• In the case of R v Wilson Alan 1997 QB 47 it was found that the trial judge was wrong to find that consent was irrelevant and was no defence to a charge under s.57 Offences Against the Persons Act 1861.
  • The question was raised whether there should be a criminal investigation into consensual acts carried out between husband and wife in the privacy of their own matrimonial home.
  • The Court of Appeal distinguished this case from R v Brown, which the court said involved sado-masochistic encounter and held that it was not in the public interest that activates such as those in Wilson should amount to criminal behaviour.

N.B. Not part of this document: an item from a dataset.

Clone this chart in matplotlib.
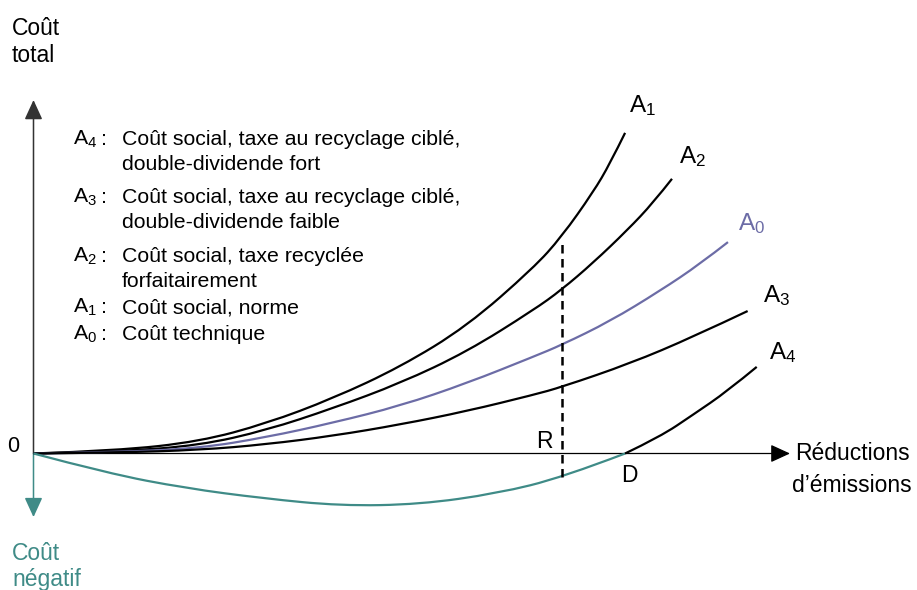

Russell LJ stated that: [c]onsensual activity between husband and wife, the privacy of the matrimonial home, is not, in our judgment, normally a proper matter for criminal investigation let alone criminal prosecution.

Facts of the Case

  • With his wife’s instigation, the appellant branded his initials on her buttocks with a scolding hot knife.
  • He was charged with assault occasioning actual bodily hard contract to section 47 of the Offences against the Persons Act 1861.
  • On submission of no case to answer, the judge at first instance ruled that despite the wife’s consent, he was bound by the authority to direct the jury to convict.
  • In light of that ruling the appellant was not called to give evidence and defence counsel did not make any submissions to the jury.
  • The appellant was convicted.

Issues in R v Wilson Alan 1997 QB 47

  • Whether R v Brown is an authority for the proposition that consent is not a defence to assault occasioning actual bodily harm.
  • Whether a criminal investigation is required where consensual activity between a couple occurs in the privacy of their own home.

Held by Court of Appeal

  • The appeal was allowed.

Russell LJ

  • It was found that there was no evidence that what the appellant did to his wife was any more dangerous or painful than tattooing which, if carried out with consent of an adult, did not involve an offence under section 47 of the 1861 Act although actual bodily harm is committed.
  • It was also found that there was no aggressive intent on the part of the appellant, and it was not in the public interest that such consensual activity between husband and wife in the privacy of a matrimonial home should be a matter from criminal investigation or prosecution under section 47.
  • Consent was a valid defence and therefore the conviction should be quashed.